## Description of the task
Repeat everything in the material exactly.

(Source records)
____
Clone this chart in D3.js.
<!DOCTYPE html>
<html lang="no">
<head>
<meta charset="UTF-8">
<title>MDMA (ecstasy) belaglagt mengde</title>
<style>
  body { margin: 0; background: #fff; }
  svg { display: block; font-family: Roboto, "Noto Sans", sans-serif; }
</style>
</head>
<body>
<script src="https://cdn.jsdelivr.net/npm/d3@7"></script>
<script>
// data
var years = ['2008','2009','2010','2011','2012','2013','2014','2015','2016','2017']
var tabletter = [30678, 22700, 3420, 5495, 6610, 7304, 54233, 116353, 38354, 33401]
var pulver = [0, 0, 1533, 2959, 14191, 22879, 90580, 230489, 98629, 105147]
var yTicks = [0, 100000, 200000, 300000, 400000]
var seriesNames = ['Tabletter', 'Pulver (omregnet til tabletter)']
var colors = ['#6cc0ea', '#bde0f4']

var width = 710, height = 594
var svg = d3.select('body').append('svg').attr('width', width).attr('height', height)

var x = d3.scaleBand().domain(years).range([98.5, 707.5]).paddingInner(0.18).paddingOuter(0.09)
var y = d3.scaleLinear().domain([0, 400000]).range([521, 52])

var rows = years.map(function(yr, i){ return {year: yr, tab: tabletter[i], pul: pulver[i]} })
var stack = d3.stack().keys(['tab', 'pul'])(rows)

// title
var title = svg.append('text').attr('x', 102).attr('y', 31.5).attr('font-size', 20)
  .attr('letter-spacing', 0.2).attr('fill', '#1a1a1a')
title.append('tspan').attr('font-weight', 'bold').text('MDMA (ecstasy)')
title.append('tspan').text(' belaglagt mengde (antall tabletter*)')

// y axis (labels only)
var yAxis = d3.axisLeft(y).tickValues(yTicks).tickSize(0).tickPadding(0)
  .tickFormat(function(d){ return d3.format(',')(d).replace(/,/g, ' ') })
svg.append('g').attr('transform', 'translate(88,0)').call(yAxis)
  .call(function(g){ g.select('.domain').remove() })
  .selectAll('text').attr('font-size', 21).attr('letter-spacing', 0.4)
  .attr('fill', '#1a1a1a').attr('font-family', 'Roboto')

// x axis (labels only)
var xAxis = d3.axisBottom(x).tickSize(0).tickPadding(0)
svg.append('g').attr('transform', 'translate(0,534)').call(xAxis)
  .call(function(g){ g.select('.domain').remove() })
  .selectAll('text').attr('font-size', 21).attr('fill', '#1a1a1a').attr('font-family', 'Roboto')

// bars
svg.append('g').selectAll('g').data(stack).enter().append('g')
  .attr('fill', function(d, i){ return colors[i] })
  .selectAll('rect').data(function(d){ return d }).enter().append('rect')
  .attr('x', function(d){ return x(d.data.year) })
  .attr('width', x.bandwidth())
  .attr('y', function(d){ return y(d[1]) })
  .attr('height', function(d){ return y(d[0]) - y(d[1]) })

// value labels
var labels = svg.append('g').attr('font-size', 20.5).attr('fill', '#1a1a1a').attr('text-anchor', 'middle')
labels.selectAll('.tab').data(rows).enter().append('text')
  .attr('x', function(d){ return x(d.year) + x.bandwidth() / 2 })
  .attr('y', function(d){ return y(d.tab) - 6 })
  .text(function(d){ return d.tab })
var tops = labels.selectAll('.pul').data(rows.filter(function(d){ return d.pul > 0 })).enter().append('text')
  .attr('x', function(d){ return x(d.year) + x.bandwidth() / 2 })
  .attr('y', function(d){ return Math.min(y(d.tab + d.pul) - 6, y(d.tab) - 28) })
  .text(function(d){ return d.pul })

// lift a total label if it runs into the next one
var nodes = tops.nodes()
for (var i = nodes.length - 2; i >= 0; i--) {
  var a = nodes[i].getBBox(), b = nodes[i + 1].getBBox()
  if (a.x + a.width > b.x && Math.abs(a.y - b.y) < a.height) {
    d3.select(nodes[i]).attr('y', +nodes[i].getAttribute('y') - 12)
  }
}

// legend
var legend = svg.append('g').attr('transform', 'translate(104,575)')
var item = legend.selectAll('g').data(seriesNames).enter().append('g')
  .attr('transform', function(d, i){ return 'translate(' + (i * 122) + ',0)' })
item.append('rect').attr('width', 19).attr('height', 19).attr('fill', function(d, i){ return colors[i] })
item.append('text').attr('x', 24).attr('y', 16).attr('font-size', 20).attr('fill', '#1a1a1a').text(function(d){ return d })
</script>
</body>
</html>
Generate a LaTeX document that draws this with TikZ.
____
## Written response
Clone this chart in D3.js.
<!DOCTYPE html>
<html lang="no">
<head>
<meta charset="UTF-8">
<title>MDMA (ecstasy) belaglagt mengde</title>
<style>
  body { margin: 0; background: #fff; }
  svg { display: block; font-family: Roboto, "Noto Sans", sans-serif; }
</style>
</head>
<body>
<script src="https://cdn.jsdelivr.net/npm/d3@7"></script>
<script>
// data
var years = ['2008','2009','2010','2011','2012','2013','2014','2015','2016','2017']
var tabletter = [30678, 22700, 3420, 5495, 6610, 7304, 54233, 116353, 38354, 33401]
var pulver = [0, 0, 1533, 2959, 14191, 22879, 90580, 230489, 98629, 105147]
var yTicks = [0, 100000, 200000, 300000, 400000]
var seriesNames = ['Tabletter', 'Pulver (omregnet til tabletter)']
var colors = ['#6cc0ea', '#bde0f4']

var width = 710, height = 594
var svg = d3.select('body').append('svg').attr('width', width).attr('height', height)

var x = d3.scaleBand().domain(years).range([98.5, 707.5]).paddingInner(0.18).paddingOuter(0.09)
var y = d3.scaleLinear().domain([0, 400000]).range([521, 52])

var rows = years.map(function(yr, i){ return {year: yr, tab: tabletter[i], pul: pulver[i]} })
var stack = d3.stack().keys(['tab', 'pul'])(rows)

// title
var title = svg.append('text').attr('x', 102).attr('y', 31.5).attr('font-size', 20)
  .attr('letter-spacing', 0.2).attr('fill', '#1a1a1a')
title.append('tspan').attr('font-weight', 'bold').text('MDMA (ecstasy)')
title.append('tspan').text(' belaglagt mengde (antall tabletter*)')

// y axis (labels only)
var yAxis = d3.axisLeft(y).tickValues(yTicks).tickSize(0).tickPadding(0)
  .tickFormat(function(d){ return d3.format(',')(d).replace(/,/g, ' ') })
svg.append('g').attr('transform', 'translate(88,0)').call(yAxis)
  .call(function(g){ g.select('.domain').remove() })
  .selectAll('text').attr('font-size', 21).attr('letter-spacing', 0.4)
  .attr('fill', '#1a1a1a').attr('font-family', 'Roboto')

// x axis (labels only)
var xAxis = d3.axisBottom(x).tickSize(0).tickPadding(0)
svg.append('g').attr('transform', 'translate(0,534)').call(xAxis)
  .call(function(g){ g.select('.domain').remove() })
  .selectAll('text').attr('font-size', 21).attr('fill', '#1a1a1a').attr('font-family', 'Roboto')

// bars
svg.append('g').selectAll('g').data(stack).enter().append('g')
  .attr('fill', function(d, i){ return colors[i] })
  .selectAll('rect').data(function(d){ return d }).enter().append('rect')
  .attr('x', function(d){ return x(d.data.year) })
  .attr('width', x.bandwidth())
  .attr('y', function(d){ return y(d[1]) })
  .attr('height', function(d){ return y(d[0]) - y(d[1]) })

// value labels
var labels = svg.append('g').attr('font-size', 20.5).attr('fill', '#1a1a1a').attr('text-anchor', 'middle')
labels.selectAll('.tab').data(rows).enter().append('text')
  .attr('x', function(d){ return x(d.year) + x.bandwidth() / 2 })
  .attr('y', function(d){ return y(d.tab) - 6 })
  .text(function(d){ return d.tab })
var tops = labels.selectAll('.pul').data(rows.filter(function(d){ return d.pul > 0 })).enter().append('text')
  .attr('x', function(d){ return x(d.year) + x.bandwidth() / 2 })
  .attr('y', function(d){ return Math.min(y(d.tab + d.pul) - 6, y(d.tab) - 28) })
  .text(function(d){ return d.pul })

// lift a total label if it runs into the next one
var nodes = tops.nodes()
for (var i = nodes.length - 2; i >= 0; i--) {
  var a = nodes[i].getBBox(), b = nodes[i + 1].getBBox()
  if (a.x + a.width > b.x && Math.abs(a.y - b.y) < a.height) {
    d3.select(nodes[i]).attr('y', +nodes[i].getAttribute('y') - 12)
  }
}

// legend
var legend = svg.append('g').attr('transform', 'translate(104,575)')
var item = legend.selectAll('g').data(seriesNames).enter().append('g')
  .attr('transform', function(d, i){ return 'translate(' + (i * 122) + ',0)' })
item.append('rect').attr('width', 19).attr('height', 19).attr('fill', function(d, i){ return colors[i] })
item.append('text').attr('x', 24).attr('y', 16).attr('font-size', 20).attr('fill', '#1a1a1a').text(function(d){ return d })
</script>
</body>
</html>
Generate a LaTeX document that draws this with TikZ.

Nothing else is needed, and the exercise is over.